Alternatively, it's possible that Trump may be calculating that there is no incriminating, objective proof about what occurred, leaving two irreconcilable versions of the same encounters.

CNN presidential historian Douglas Brinkley said that in two recent parallel situations in which Presidents Bill Clinton and Richard Nixon were accused of wrongdoing, there was accompanying incontrovertible evidence.

"In Clinton's case, there was Monica Lewinsky's blue dress. In Watergate, you had the White House tapes. We don't have the smoking gun evidence at this juncture," Brinkley said.

Significantly, Trump also used his appearance on Friday to deliver a broad hint that there are not, despite his earlier warning to Comey on Twitter, any tapes of their meetings and phone calls.

If such tapes exist, they could provide corroboration of either Trump's comments or Comey's account of their meetings, which the former FBI chief detailed in memos he gave to the special counsel, and which may add credibility to his version of events.

"You are struggling to find a scenario that actually makes sense because it stretches the imagination. What the President has done is put himself in a very precarious position," CNN legal analyst Laura Coates said on "New Day" on Saturday.

A court of law and the court of public opinion is likely to give some weight to Comey's memos of what he saw and heard, Coates said.

Comey testified on Thursday that he suddenly woke up in the middle of the night a few days after Trump tweeted that he better hope there were not tapes, with the same thought.

"Lordy, I hope there are tapes," Comey said at the hearing.

Trump's aggressive strategy since the Comey hearing would be a rash one indeed if such tapes, which the law would require him to hand over to investigators, are stashed away somewhere in the White House.

He told reporters on Friday that he would reveal if there are any tapes "over a fairly short period of time."

Then he added a teasing, cryptic comment that could indicate no such recordings exist.

"Oh, you're going to be very disappointed when you hear the answer, don't worry," Trump told reporters.

Still, Trump's approach represents a serious gamble, that could get him into deep legal and political waters if if backfires.

For one thing, if he were to go under oath with Mueller, he would not know for sure what kind of evidence the special counsel would bring to the table.

And depending on the conditions of the encounter, Trump might also open himself up to questioning on other issues, and risk saying something that may later turn out to be untrue and place himself in legal and political jeopardy.

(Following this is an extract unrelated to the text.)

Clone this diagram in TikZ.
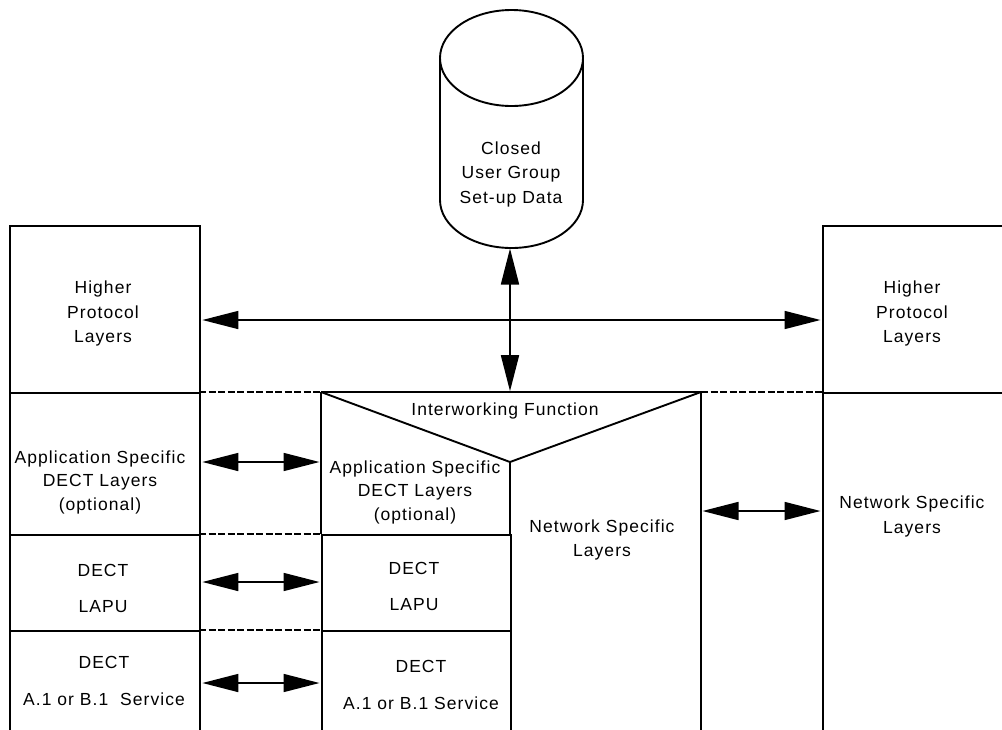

"What was most interesting to me is his willingness to say 'I will say this under oath' ... that message is -- we will take the he said, he said ... and may the best, if you will, man win," Michael Zeldin, a former special assistant to Mueller when the special counsel headed the FBI, told CNN's Brooke Baldwin Friday.

Comey's verbatim notes written after his meetings with Trump would likely put his evidence in a more credible light than Trump's, should the President not have a record of his own conversations, Zeldin said.

"If there is a tie, I think that helps tip the tie toward the Comey side," he said.

Even so, it is questionable whether a GOP-controlled House of Representatives would move towards impeachment proceedings in a case simply based upon Comey's word against Trump's.

That may be the reason why the President, even if he is not telling the entire truth about his meetings with Comey, believes it is unlikely he will ever have to pay up on the bet that he made Friday.

And there is also no guarantee that Trump, despite saying he would testify before Mueller, will not change his mind about going under oath given the risks, or could be compelled to do so.